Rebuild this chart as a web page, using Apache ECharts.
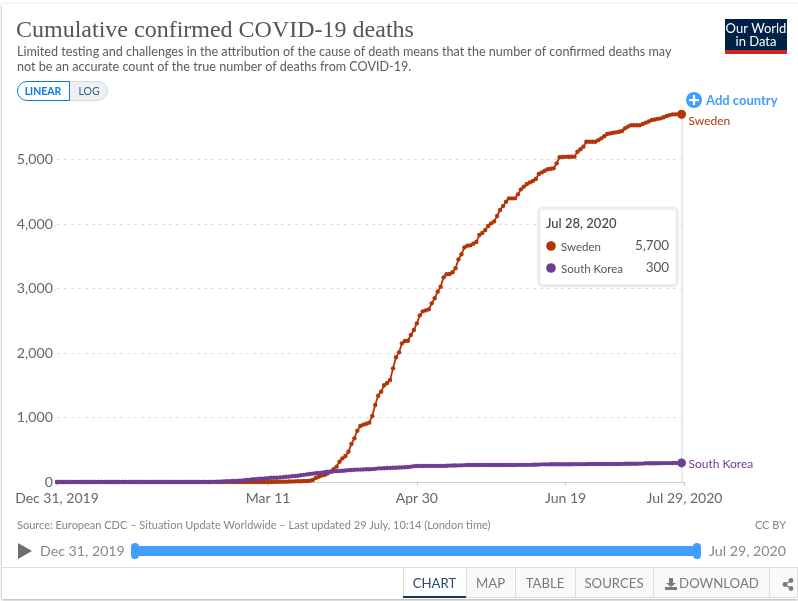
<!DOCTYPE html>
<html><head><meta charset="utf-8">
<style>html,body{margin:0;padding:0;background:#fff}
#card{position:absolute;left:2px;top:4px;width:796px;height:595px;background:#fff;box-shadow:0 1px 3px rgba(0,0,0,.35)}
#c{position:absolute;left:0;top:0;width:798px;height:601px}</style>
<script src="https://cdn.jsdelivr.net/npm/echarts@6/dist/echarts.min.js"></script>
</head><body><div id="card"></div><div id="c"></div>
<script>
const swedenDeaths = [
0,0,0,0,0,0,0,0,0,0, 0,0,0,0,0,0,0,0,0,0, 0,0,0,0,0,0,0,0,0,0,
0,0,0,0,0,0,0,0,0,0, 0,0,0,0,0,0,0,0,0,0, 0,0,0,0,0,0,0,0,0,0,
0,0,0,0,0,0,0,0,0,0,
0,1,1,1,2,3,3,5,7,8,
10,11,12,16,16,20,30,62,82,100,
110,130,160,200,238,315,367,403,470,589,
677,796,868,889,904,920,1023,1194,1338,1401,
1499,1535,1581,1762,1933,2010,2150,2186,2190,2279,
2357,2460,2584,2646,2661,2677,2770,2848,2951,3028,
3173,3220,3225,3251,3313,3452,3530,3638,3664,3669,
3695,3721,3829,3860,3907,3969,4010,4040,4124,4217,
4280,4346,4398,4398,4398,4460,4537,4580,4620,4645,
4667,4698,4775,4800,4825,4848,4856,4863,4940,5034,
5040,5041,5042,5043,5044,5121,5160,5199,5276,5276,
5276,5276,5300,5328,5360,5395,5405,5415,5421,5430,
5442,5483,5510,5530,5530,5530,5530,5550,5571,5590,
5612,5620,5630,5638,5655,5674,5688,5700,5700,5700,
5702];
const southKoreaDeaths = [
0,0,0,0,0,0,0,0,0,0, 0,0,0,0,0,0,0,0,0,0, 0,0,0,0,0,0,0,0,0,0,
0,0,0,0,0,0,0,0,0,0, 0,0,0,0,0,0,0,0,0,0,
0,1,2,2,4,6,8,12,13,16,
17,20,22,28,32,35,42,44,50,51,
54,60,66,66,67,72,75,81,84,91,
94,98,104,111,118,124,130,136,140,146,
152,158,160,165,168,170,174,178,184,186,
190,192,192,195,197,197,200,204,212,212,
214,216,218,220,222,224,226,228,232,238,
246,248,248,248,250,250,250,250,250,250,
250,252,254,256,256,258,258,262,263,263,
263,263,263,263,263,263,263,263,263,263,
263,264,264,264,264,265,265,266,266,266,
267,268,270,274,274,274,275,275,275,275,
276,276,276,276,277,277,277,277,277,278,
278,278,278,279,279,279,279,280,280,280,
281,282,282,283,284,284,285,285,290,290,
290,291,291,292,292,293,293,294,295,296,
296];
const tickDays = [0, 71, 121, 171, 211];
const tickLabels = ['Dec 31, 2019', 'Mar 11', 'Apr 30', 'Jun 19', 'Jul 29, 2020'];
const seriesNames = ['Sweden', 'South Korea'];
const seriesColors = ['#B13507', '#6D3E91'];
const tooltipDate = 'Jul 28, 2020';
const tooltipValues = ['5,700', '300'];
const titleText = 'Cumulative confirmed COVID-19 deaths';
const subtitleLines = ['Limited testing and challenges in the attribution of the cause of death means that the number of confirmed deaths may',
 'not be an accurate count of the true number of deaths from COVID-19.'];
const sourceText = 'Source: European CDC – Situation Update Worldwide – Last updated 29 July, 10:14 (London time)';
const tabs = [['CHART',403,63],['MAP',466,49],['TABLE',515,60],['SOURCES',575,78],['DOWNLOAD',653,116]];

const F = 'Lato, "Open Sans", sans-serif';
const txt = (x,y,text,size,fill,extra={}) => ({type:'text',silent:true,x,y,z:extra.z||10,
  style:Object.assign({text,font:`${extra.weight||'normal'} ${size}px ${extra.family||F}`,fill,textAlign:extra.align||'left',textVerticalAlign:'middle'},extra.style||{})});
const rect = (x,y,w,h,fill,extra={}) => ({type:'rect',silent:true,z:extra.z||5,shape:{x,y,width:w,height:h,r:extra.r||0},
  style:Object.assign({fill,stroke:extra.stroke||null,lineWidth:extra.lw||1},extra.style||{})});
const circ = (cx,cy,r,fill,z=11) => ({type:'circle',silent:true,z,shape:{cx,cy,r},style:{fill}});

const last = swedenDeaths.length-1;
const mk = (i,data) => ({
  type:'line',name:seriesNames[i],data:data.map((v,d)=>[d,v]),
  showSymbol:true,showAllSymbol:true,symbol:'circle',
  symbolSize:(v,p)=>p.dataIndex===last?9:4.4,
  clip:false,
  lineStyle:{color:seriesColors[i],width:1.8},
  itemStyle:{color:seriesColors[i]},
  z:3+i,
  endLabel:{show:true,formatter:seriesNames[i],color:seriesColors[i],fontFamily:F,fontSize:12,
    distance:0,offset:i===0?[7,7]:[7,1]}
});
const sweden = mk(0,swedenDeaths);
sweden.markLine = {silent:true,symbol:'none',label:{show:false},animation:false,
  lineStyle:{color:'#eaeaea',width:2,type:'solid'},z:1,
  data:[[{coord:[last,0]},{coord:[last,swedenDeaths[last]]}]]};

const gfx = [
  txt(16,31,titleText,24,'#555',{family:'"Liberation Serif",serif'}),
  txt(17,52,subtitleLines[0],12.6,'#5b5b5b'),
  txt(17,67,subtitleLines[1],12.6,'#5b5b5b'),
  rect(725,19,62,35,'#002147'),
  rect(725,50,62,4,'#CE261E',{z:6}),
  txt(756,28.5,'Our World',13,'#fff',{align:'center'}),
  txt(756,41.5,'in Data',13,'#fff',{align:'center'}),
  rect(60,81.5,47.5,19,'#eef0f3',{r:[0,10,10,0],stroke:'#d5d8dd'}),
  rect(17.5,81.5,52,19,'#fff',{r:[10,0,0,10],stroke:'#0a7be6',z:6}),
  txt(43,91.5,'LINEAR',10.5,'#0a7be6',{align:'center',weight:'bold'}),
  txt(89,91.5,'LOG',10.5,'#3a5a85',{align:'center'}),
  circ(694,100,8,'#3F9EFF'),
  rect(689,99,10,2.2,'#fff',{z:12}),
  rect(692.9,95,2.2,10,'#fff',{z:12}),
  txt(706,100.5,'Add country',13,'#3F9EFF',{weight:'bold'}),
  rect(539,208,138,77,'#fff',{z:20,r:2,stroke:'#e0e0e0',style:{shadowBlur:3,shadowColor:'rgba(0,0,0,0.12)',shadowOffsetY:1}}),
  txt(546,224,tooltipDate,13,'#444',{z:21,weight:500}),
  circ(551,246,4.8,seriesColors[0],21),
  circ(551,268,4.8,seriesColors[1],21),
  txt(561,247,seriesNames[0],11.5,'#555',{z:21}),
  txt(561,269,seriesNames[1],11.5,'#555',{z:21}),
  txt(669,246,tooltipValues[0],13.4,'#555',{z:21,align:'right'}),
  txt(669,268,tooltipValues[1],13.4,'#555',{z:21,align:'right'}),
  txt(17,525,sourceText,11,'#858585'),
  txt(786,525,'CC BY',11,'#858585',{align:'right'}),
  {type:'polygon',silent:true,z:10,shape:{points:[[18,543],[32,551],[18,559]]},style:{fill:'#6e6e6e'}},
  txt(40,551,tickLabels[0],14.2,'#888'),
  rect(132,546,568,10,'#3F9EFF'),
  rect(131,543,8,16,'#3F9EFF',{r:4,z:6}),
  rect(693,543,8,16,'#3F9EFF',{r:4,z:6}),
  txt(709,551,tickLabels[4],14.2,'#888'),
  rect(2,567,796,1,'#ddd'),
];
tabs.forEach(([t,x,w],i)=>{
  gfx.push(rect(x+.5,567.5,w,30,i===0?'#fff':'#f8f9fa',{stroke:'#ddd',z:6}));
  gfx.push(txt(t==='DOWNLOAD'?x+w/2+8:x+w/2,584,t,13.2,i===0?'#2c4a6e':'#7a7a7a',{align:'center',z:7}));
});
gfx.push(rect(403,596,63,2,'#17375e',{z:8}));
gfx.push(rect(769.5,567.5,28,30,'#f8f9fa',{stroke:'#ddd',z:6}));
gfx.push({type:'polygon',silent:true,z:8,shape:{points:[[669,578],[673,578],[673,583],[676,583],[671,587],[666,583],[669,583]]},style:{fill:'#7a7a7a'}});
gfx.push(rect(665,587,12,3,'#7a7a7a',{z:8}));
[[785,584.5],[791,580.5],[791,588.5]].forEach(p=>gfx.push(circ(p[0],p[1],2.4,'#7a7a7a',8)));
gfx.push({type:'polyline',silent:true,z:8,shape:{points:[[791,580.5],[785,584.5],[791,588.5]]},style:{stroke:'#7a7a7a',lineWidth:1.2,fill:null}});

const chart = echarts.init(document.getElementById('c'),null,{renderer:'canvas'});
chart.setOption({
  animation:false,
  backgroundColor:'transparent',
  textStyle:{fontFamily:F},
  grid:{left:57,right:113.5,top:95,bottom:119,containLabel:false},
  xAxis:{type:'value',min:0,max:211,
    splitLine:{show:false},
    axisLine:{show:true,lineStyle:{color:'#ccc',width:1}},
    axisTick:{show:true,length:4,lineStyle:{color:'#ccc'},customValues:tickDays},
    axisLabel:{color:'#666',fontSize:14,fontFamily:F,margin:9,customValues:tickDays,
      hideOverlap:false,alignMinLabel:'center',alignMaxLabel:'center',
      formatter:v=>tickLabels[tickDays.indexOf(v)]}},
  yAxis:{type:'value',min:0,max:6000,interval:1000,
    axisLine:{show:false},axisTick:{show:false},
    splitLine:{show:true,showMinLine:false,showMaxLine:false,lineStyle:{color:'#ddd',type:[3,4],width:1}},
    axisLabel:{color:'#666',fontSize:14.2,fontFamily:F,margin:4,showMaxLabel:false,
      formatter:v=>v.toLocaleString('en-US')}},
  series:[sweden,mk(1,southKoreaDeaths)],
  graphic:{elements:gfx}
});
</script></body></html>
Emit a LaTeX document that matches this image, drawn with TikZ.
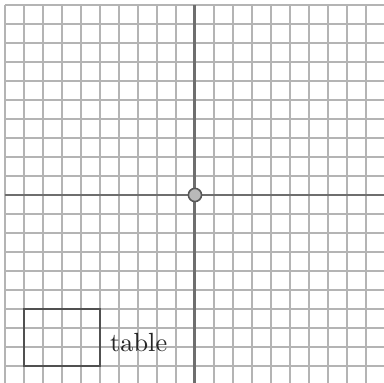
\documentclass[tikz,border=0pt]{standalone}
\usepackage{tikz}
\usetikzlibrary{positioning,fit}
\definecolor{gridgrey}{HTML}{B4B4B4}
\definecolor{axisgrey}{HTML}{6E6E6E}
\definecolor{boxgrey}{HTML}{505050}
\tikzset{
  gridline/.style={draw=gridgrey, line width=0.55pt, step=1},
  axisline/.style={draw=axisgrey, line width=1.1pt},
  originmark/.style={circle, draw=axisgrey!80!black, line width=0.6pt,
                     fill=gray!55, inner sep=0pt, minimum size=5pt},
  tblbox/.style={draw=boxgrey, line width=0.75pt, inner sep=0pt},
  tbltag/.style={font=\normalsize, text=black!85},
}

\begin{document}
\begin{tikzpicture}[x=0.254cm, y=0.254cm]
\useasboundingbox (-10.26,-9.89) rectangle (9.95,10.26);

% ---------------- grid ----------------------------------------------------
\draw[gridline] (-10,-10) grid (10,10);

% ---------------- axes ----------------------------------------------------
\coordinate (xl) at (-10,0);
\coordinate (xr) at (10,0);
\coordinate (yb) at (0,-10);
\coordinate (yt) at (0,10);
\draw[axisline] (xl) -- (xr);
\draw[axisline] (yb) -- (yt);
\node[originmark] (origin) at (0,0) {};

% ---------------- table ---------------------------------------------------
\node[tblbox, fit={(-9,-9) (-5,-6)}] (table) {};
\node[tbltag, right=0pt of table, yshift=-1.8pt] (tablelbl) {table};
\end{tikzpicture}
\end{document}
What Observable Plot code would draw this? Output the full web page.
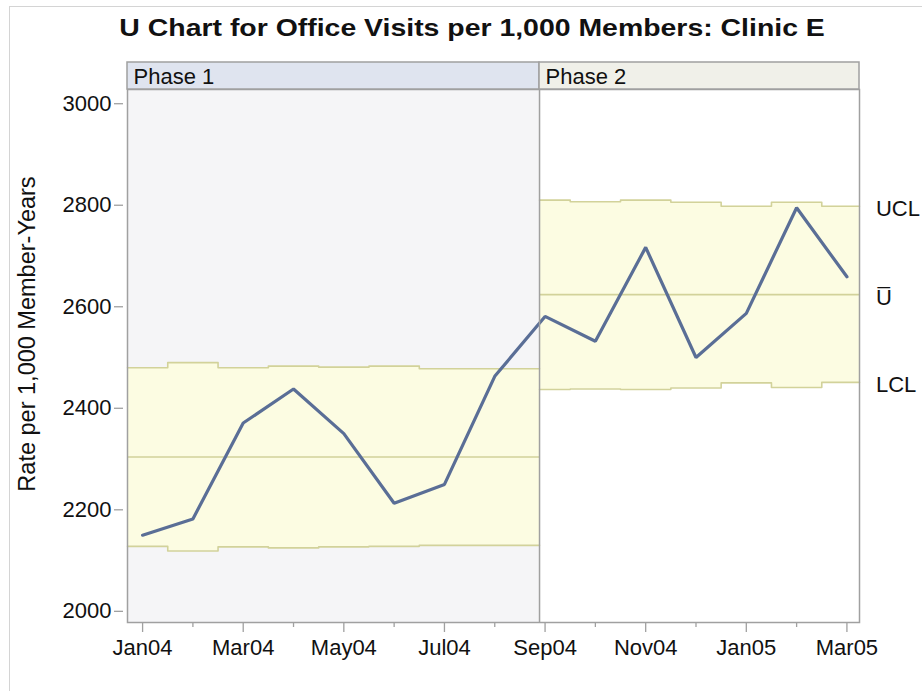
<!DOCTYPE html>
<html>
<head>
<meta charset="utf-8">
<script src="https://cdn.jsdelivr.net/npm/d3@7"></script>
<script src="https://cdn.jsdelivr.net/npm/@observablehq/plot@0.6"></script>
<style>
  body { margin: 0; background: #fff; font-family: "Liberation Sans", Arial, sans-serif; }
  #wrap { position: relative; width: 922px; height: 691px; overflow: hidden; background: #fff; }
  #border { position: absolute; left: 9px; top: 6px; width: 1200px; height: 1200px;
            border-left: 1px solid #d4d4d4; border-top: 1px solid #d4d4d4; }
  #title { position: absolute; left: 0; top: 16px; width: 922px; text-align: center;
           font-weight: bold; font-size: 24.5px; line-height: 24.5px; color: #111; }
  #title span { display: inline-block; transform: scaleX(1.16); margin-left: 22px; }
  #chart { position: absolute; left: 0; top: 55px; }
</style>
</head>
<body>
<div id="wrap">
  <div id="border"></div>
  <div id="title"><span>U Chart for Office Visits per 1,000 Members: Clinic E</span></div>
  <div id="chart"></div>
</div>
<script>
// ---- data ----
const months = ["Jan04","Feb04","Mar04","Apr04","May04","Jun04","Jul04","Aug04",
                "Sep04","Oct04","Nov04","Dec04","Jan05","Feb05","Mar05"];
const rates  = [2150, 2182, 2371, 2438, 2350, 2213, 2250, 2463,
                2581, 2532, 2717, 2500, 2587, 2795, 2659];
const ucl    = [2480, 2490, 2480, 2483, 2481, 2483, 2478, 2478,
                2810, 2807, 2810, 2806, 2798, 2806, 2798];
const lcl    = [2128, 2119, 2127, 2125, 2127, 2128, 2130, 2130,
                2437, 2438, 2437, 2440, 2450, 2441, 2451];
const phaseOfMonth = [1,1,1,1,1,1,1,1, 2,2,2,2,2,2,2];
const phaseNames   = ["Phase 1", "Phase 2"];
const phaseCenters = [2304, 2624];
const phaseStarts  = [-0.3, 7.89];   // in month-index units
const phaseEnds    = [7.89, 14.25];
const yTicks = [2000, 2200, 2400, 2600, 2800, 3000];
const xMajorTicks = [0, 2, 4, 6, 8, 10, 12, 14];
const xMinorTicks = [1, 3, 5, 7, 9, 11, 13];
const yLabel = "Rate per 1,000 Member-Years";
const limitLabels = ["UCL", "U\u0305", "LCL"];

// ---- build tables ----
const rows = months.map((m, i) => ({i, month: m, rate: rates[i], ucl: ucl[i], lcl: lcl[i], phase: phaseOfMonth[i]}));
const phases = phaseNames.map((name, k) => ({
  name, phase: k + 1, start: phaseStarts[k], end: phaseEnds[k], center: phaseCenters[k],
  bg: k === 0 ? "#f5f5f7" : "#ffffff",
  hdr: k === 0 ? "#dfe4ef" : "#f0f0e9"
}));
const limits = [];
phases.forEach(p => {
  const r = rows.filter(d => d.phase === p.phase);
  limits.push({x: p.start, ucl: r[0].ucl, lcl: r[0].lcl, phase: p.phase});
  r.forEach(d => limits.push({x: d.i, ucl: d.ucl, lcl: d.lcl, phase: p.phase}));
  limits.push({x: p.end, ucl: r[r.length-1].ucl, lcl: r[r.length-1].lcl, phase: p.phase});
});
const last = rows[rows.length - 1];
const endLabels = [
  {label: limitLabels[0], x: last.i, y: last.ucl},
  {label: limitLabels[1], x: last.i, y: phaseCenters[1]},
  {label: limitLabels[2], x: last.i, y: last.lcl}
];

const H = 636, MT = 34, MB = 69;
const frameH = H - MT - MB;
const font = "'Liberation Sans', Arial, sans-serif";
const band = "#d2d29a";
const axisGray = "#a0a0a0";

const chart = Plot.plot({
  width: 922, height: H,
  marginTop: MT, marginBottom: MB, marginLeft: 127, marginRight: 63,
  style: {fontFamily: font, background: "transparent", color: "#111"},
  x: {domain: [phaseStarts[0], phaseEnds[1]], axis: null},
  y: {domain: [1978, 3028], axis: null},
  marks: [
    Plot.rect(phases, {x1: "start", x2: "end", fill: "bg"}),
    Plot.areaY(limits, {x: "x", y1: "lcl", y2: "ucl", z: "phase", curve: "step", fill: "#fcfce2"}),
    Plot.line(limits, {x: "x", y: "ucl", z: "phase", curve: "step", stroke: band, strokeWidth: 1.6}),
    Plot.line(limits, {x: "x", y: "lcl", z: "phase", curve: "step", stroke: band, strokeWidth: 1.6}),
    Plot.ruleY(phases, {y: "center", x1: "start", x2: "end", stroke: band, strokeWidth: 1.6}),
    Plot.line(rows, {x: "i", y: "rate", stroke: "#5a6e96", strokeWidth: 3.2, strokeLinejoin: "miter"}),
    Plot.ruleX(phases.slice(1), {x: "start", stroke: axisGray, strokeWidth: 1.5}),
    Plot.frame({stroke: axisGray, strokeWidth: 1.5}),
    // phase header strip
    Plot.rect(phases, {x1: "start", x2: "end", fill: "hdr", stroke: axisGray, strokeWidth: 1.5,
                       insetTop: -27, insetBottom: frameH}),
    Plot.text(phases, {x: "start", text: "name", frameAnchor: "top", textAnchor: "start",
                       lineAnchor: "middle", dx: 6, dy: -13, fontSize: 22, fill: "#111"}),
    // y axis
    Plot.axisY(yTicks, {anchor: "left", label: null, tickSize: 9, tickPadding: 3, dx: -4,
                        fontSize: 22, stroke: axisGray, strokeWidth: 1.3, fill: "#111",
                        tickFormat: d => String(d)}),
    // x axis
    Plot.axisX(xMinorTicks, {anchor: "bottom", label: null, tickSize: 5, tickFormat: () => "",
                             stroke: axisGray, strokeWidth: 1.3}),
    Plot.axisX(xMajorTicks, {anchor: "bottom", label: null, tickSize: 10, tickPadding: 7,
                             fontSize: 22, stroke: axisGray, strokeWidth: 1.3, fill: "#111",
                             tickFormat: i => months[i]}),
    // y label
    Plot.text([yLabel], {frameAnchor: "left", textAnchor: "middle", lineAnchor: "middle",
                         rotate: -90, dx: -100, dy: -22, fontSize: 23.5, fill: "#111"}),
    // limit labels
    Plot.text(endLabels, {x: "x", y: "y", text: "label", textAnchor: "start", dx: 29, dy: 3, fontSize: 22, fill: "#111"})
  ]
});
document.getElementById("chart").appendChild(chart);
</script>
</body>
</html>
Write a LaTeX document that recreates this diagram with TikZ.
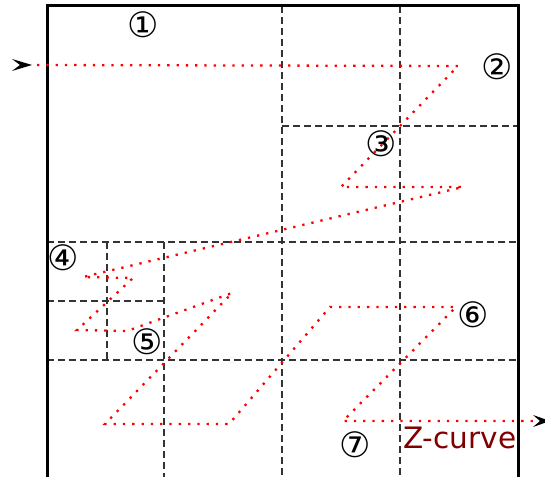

[Written task] Check the records above line by line and tally those holding the string "page". Answer with the number only.

[Exercise response] 2